Esto, a pesar de ser público y notorio, no lo veían así los conspiradores de Nueva York. La idea de que entre los revolucionarios no existían hombres de gobierno y que por lo mismo aquéllos estaban incapacitados para establecer un régimen político y consolidar las bases del Estado nacional, hacían creer a tales individuos en que todavía era posible su regreso triunfal al Poder.

Ignoraban, por otra parte, los desterrados y conspiradores, cuán desemejante era la situación de México, después de cuatro años de guerra, a la que reinaba a las postrimerías del régimen porfirista. Ignoraban, por último, el valimiento del ejército revolucionario. Los adelantos en el arte de la guerra, en las funciones del mando público y guerrero y en las ambiciones populares eran agentes desconocidos por quienes estaban alejados del espíritu que la Revolución había traído consigo y reflejado en muchos miles de mexicanos.

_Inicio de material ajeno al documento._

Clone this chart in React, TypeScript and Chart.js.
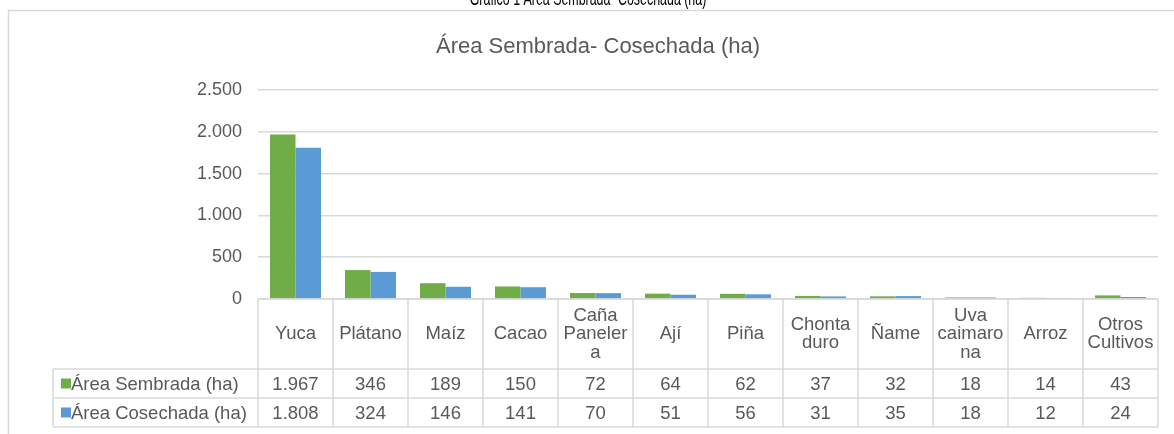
import React, { useEffect, useRef } from "react";
import { Chart, registerables } from "chart.js";

Chart.register(...registerables);

const caption = "Gráfico 1 Área Sembrada- Cosechada (ha)";
const chartTitle = "Área Sembrada- Cosechada (ha)";
const categories: string[][] = [
  ["Yuca"],
  ["Plátano"],
  ["Maíz"],
  ["Cacao"],
  ["Caña", "Paneler", "a"],
  ["Ají"],
  ["Piña"],
  ["Chonta", "duro"],
  ["Ñame"],
  ["Uva", "caimaro", "na"],
  ["Arroz"],
  ["Otros", "Cultivos"],
];
const seriesNames = ["Área Sembrada (ha)", "Área Cosechada (ha)"];
const sembrada = [1967, 346, 189, 150, 72, 64, 62, 37, 32, 18, 14, 43];
const cosechada = [1808, 324, 146, 141, 70, 51, 56, 31, 35, 18, 12, 24];
const seriesColors = ["#70ad47", "#5b9bd5"];
const yMin = 0;
const yMax = 2500;
const yStep = 500;

const FONT = "'Liberation Sans', Arial, sans-serif";
const TEXT = "#595959";
const LINE = "#d9d9d9";

const fmt = (n: number) => String(n).replace(/\B(?=(\d{3})+(?!\d))/g, ".");

const tablePlugin = {
  id: "tablePlugin",
  afterDraw(chart: any) {
    const ctx: CanvasRenderingContext2D = chart.ctx;
    const area = chart.chartArea;
    const n = categories.length;
    const w = (area.right - area.left) / n;
    const top = area.bottom;
    const hdrBottom = top + 70;
    const row1Bottom = hdrBottom + 29;
    const row2Bottom = row1Bottom + 29;
    const legLeft = 53;
    ctx.save();

    // caption (cut off at the top)
    ctx.save();
    ctx.fillStyle = "#000";
    ctx.font = `17px ${FONT}`;
    ctx.textAlign = "center";
    ctx.textBaseline = "alphabetic";
    ctx.translate(588, 5);
    ctx.scale(0.73, 1.15);
    ctx.fillText(caption, 0, 0);
    ctx.restore();

    // outer box
    ctx.strokeStyle = LINE;
    ctx.lineWidth = 1.5;
    ctx.beginPath();
    ctx.moveTo(8.5, 440);
    ctx.lineTo(8.5, 10.5);
    ctx.lineTo(1180, 10.5);
    ctx.stroke();

    // title
    ctx.fillStyle = TEXT;
    ctx.font = `22px ${FONT}`;
    ctx.textAlign = "center";
    ctx.textBaseline = "middle";
    ctx.fillText(chartTitle, 598, 47);

    // table lines
    ctx.strokeStyle = LINE;
    ctx.lineWidth = 1.5;
    ctx.beginPath();
    ctx.moveTo(area.left, top);
    ctx.lineTo(area.right, top);
    for (const y of [hdrBottom, row1Bottom, row2Bottom]) {
      ctx.moveTo(legLeft, y);
      ctx.lineTo(area.right, y);
    }
    for (let i = 0; i <= n; i++) {
      const x = area.left + i * w;
      ctx.moveTo(x, top);
      ctx.lineTo(x, row2Bottom);
    }
    ctx.moveTo(legLeft, hdrBottom);
    ctx.lineTo(legLeft, row2Bottom);
    ctx.stroke();

    // category labels
    ctx.fillStyle = TEXT;
    ctx.font = `18.5px ${FONT}`;
    ctx.textAlign = "center";
    ctx.textBaseline = "middle";
    const lh = 18.5;
    categories.forEach((lines, i) => {
      const cx = area.left + (i + 0.5) * w;
      const cy = (top + hdrBottom) / 2;
      lines.forEach((t, j) => {
        ctx.fillText(t, cx, cy + (j - (lines.length - 1) / 2) * lh);
      });
    });

    // values
    const rows = [sembrada, cosechada];
    const rowMid = [(hdrBottom + row1Bottom) / 2, (row1Bottom + row2Bottom) / 2];
    rows.forEach((vals, r) => {
      vals.forEach((v, i) => {
        const cx = area.left + (i + 0.5) * w;
        ctx.fillText(fmt(v), cx, rowMid[r] + 1);
      });
      // legend key
      ctx.fillStyle = seriesColors[r];
      ctx.fillRect(61, rowMid[r] - 5, 10, 10);
      ctx.fillStyle = TEXT;
      ctx.textAlign = "left";
      ctx.fillText(seriesNames[r], 71, rowMid[r] + 1);
      ctx.textAlign = "center";
    });
    ctx.restore();
  },
};

export default function App() {
  const ref = useRef<HTMLCanvasElement>(null);
  useEffect(() => {
    if (!ref.current) return;
    const chart = new Chart(ref.current, {
      type: "bar",
      data: {
        labels: categories,
        datasets: [
          { label: seriesNames[0], data: sembrada, backgroundColor: seriesColors[0], categoryPercentage: 0.68, barPercentage: 1 },
          { label: seriesNames[1], data: cosechada, backgroundColor: seriesColors[1], categoryPercentage: 0.68, barPercentage: 1 },
        ],
      },
      options: {
        responsive: false,
        animation: false,
        devicePixelRatio: 1,
        layout: { padding: { left: 0, right: 16, top: 90, bottom: 135 } },
        plugins: { legend: { display: false }, tooltip: { enabled: false }, title: { display: false } },
        scales: {
          x: { display: false },
          y: {
            min: yMin,
            max: yMax,
            ticks: {
              stepSize: yStep,
              callback: (v: any) => fmt(Number(v)),
              font: { family: FONT, size: 18 },
              color: TEXT,
              padding: 16,
            },
            grid: { color: LINE, lineWidth: 1.5, drawTicks: false },
            border: { display: false },
            afterFit: (s: any) => {
              s.width = 258;
            },
          },
        },
      },
      plugins: [tablePlugin],
    } as any);
    return () => chart.destroy();
  }, []);
  return (
    <div style={{ position: "fixed", left: 0, top: 0, width: 1174, height: 434, background: "#fff" }}>
      <canvas ref={ref} width={1174} height={434} style={{ display: "block", width: 1174, height: 434 }} />
    </div>
  );
}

Consideraban también los conspiradores, y así lo hacían público en sus manifiestos y planes, que una élite plasmada al través de los Treinta Años, no podía, con su inteligencia, sagacidad y dinero, quedar excluida definitivamente de los asuntos nacionales, y por lo mismo no debería excluirse por sí sola, de la actualidad civil y armada del país.

Esto y otros errores y engaños, más propios de la ignorancia que del optimismo, que sufrían los conspiradores de la Contrarrevolución, debieron ser observados por el general Félix Díaz, quien prudentemente dejó a un lado de sus aspiraciones y compromisos a tales conspiradores y calladamente se estableció en Nueva Orleáns, aunque sin dejar de anidar en el fondo de su ser, el plan de llevar a cabo por sí mismo, la Contrarrevolución.

Eran los propósitos del general Díaz, tan temerarios a par de incomprensibles, puesto que el país, como se ha visto, estaba entregado a facciones poderosas y no se requería gran conocimiento de las cosas y causas, para comprender que dentro de aquella lucha entre dos grandes partidos a su vez apoyados por grandes y fuertes agrupamientos armados, no cabía un tercer partido; y menos un partido, cuya finalidad consistía en liquidar la Revolución.